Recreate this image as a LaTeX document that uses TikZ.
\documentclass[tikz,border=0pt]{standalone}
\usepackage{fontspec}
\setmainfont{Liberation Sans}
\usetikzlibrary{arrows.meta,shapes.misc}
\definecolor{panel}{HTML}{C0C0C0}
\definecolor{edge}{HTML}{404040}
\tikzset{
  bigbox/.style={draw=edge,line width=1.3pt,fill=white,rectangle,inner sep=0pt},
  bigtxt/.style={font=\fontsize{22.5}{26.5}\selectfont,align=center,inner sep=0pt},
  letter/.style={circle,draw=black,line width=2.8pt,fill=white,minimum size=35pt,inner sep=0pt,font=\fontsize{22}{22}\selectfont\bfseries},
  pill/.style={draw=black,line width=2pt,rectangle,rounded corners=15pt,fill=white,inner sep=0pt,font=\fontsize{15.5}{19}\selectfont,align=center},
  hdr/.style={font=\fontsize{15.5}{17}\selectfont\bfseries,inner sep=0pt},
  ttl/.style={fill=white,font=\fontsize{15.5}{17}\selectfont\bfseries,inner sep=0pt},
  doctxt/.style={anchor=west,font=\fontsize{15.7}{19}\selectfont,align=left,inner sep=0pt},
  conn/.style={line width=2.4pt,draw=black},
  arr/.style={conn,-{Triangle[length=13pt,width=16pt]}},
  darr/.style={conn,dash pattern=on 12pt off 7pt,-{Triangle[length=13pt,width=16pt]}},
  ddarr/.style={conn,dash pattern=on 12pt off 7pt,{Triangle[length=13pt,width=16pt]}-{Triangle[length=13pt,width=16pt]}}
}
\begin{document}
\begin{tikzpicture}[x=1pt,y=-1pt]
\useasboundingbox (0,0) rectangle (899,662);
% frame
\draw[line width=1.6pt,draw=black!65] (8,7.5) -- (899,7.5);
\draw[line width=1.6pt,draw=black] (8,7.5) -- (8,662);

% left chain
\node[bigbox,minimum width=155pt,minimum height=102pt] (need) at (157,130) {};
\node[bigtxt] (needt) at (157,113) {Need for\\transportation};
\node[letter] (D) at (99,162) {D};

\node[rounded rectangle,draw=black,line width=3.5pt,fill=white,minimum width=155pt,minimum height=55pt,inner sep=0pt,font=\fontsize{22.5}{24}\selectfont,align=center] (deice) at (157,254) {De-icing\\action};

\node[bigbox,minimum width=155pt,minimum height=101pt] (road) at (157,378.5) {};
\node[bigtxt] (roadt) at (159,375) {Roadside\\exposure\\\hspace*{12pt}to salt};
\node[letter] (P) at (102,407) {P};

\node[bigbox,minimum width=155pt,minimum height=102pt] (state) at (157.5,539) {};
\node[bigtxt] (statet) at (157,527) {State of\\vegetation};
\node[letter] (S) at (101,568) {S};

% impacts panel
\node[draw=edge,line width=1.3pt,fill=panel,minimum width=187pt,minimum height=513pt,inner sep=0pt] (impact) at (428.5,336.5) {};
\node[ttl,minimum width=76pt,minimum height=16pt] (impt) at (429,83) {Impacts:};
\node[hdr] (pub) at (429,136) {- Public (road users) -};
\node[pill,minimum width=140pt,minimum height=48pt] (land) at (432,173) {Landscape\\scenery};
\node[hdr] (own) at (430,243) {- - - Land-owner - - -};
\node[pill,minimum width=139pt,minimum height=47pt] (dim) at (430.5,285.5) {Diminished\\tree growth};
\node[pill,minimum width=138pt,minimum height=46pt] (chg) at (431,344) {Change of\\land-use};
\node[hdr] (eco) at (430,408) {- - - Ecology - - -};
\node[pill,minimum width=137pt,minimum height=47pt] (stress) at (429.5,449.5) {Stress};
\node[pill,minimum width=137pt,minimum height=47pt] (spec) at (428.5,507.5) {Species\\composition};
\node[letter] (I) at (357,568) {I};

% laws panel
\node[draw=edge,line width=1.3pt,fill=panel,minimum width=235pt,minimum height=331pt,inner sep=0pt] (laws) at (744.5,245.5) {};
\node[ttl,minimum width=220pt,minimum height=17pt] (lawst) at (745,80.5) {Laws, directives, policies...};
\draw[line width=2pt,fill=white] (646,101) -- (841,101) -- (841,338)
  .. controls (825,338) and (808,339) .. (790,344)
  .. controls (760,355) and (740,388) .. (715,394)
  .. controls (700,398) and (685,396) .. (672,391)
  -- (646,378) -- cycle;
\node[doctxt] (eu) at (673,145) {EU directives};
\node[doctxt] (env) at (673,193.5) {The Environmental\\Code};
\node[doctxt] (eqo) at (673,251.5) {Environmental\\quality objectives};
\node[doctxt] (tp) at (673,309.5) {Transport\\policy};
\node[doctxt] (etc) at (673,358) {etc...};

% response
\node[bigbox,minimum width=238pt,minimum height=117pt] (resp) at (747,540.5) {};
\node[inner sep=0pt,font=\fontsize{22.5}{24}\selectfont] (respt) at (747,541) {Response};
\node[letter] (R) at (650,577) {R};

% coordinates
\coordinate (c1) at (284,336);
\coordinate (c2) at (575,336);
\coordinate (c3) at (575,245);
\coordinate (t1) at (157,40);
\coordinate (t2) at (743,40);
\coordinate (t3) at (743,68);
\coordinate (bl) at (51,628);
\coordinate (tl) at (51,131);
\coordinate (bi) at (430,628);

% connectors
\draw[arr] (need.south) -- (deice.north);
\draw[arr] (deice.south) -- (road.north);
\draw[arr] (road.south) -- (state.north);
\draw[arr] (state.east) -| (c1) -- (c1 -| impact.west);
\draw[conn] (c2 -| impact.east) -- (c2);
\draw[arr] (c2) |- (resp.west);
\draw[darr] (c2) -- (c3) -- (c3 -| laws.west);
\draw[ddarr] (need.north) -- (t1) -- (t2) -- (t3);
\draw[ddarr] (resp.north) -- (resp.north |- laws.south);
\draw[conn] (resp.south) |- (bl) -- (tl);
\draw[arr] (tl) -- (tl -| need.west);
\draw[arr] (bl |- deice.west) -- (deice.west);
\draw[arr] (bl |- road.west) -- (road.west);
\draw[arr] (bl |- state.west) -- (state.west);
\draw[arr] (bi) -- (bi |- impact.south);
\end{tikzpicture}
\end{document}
================
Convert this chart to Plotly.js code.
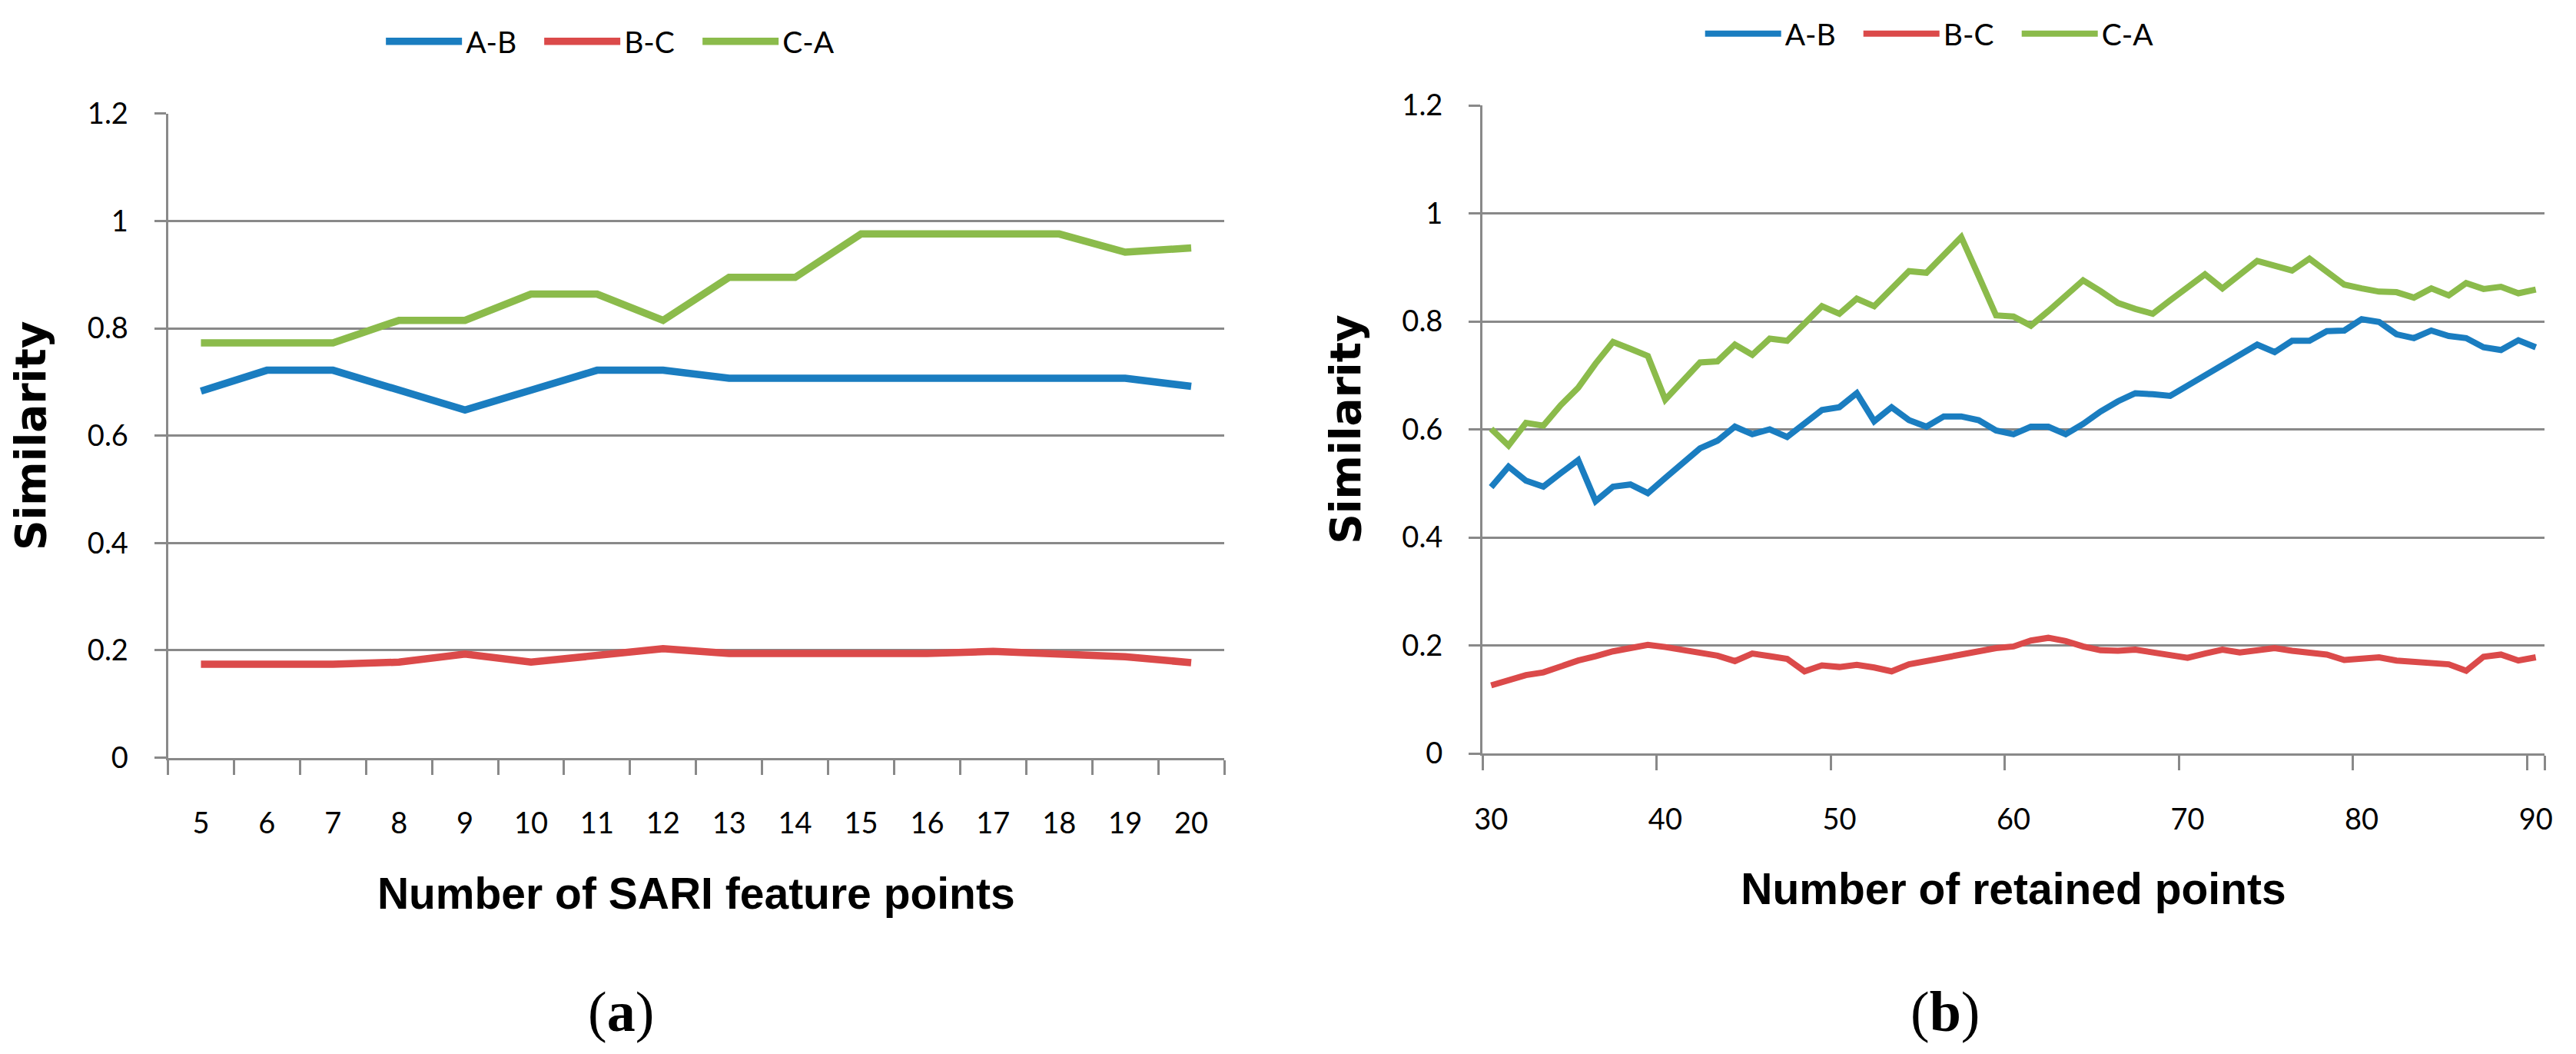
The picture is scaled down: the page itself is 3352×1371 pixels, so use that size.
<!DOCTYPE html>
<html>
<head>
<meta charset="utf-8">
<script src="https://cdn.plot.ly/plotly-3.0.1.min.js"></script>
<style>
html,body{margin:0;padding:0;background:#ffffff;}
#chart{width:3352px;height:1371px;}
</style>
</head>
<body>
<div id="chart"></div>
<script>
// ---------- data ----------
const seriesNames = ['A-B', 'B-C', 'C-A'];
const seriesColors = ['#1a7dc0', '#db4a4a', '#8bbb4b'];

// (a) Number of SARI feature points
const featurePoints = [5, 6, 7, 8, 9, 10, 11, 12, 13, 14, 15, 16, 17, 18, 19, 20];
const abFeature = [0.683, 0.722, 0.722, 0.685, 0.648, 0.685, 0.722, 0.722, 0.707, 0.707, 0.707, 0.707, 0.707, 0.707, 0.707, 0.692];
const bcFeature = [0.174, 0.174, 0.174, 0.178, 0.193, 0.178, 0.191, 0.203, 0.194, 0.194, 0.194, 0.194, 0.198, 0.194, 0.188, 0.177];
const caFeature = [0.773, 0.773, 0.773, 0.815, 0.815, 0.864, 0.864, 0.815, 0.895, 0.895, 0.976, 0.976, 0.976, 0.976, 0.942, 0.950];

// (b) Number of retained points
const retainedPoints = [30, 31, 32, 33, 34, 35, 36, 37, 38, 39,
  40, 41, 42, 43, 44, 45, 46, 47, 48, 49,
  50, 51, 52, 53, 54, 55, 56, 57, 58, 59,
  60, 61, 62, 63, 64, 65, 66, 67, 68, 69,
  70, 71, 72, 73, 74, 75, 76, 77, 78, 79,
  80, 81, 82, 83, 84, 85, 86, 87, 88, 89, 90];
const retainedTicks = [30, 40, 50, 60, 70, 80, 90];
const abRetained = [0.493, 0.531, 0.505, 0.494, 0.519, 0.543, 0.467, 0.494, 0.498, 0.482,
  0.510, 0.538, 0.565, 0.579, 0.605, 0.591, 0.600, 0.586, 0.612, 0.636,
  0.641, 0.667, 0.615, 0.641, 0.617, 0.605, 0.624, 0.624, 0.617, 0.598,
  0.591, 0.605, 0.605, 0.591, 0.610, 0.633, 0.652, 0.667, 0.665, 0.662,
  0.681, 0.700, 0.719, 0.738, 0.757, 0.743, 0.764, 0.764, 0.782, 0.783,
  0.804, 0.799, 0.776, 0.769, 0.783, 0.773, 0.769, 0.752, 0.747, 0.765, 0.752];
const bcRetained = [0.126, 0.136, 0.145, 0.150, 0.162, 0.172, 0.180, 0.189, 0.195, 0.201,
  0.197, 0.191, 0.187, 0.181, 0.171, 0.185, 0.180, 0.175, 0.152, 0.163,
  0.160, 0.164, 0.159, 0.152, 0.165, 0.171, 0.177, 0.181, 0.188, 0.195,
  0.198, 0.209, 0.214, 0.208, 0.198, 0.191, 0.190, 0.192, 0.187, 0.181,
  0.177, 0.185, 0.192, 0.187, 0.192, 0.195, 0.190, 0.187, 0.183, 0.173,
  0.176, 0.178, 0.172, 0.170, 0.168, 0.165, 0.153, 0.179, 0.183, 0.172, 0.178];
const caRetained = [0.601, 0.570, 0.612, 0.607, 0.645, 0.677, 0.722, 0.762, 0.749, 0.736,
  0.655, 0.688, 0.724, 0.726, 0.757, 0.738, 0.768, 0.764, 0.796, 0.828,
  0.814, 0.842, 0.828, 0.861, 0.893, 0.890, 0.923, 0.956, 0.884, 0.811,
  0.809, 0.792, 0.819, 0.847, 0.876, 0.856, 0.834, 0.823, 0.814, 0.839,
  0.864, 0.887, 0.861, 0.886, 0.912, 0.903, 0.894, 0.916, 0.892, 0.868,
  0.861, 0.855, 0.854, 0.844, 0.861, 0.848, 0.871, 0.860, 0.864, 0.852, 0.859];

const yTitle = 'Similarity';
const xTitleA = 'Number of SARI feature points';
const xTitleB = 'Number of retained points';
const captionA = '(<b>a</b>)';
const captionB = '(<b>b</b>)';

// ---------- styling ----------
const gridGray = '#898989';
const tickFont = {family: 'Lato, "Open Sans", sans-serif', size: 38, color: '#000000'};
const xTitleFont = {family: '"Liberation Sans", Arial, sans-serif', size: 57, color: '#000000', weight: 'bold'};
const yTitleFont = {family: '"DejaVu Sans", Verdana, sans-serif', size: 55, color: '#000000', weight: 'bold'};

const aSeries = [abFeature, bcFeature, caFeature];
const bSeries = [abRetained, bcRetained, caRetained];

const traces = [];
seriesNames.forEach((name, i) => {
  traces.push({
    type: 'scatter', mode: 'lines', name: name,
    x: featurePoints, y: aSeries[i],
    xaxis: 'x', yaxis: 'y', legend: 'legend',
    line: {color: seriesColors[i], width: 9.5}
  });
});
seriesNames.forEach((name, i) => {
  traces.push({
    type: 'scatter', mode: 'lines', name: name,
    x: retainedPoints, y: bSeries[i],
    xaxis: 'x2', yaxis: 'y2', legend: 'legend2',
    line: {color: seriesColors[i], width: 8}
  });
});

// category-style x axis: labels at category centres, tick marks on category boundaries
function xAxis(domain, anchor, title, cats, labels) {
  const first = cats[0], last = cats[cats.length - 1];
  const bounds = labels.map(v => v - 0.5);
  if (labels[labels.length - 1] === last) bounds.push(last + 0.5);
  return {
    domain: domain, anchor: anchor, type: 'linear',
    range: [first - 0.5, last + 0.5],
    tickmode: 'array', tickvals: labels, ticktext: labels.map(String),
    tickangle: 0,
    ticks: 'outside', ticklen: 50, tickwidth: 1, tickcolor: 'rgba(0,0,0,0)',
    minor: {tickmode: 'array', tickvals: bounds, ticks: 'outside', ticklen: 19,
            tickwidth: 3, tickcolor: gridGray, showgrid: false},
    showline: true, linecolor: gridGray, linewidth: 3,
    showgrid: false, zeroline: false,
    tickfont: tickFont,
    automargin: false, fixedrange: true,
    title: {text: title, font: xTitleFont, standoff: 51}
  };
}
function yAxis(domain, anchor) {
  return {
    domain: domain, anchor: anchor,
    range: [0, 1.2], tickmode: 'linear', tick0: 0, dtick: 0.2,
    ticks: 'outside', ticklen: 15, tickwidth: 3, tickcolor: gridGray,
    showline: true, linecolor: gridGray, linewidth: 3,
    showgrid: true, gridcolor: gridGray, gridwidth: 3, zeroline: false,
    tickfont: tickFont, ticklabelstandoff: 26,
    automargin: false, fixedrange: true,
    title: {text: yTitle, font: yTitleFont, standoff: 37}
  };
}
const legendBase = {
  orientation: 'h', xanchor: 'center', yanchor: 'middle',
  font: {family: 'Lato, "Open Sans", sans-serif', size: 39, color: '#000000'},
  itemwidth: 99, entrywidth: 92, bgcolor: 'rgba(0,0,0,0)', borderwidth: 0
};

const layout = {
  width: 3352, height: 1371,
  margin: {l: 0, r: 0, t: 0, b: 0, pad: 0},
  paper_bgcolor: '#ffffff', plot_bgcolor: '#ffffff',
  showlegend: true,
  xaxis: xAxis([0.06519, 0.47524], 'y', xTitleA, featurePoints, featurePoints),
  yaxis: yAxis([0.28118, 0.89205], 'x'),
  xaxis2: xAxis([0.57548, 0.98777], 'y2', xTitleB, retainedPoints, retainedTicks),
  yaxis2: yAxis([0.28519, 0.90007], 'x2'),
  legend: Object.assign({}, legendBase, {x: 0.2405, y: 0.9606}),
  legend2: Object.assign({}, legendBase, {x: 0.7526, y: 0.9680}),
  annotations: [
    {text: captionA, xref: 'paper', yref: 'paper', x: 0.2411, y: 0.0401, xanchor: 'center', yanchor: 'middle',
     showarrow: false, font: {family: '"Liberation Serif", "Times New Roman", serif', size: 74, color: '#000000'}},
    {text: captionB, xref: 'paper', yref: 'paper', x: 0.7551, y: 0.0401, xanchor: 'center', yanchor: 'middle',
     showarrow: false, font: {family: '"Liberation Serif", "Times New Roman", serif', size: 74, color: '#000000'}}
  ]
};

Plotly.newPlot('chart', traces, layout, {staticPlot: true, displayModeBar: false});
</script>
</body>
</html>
================
Set problem: Repeat, word for word, the lines of the material above from the one holding "Convert this chart to Plotly.js code." through the one holding "const seriesColors = ['#1a7dc0', '#db4a4a', '#8bbb4b'];". Leave out pictures.

Output of the task:
Convert this chart to Plotly.js code.
The picture is scaled down: the page itself is 3352×1371 pixels, so use that size.
<!DOCTYPE html>
<html>
<head>
<meta charset="utf-8">
<script src="https://cdn.plot.ly/plotly-3.0.1.min.js"></script>
<style>
html,body{margin:0;padding:0;background:#ffffff;}
#chart{width:3352px;height:1371px;}
</style>
</head>
<body>
<div id="chart"></div>
<script>
// ---------- data ----------
const seriesNames = ['A-B', 'B-C', 'C-A'];
const seriesColors = ['#1a7dc0', '#db4a4a', '#8bbb4b'];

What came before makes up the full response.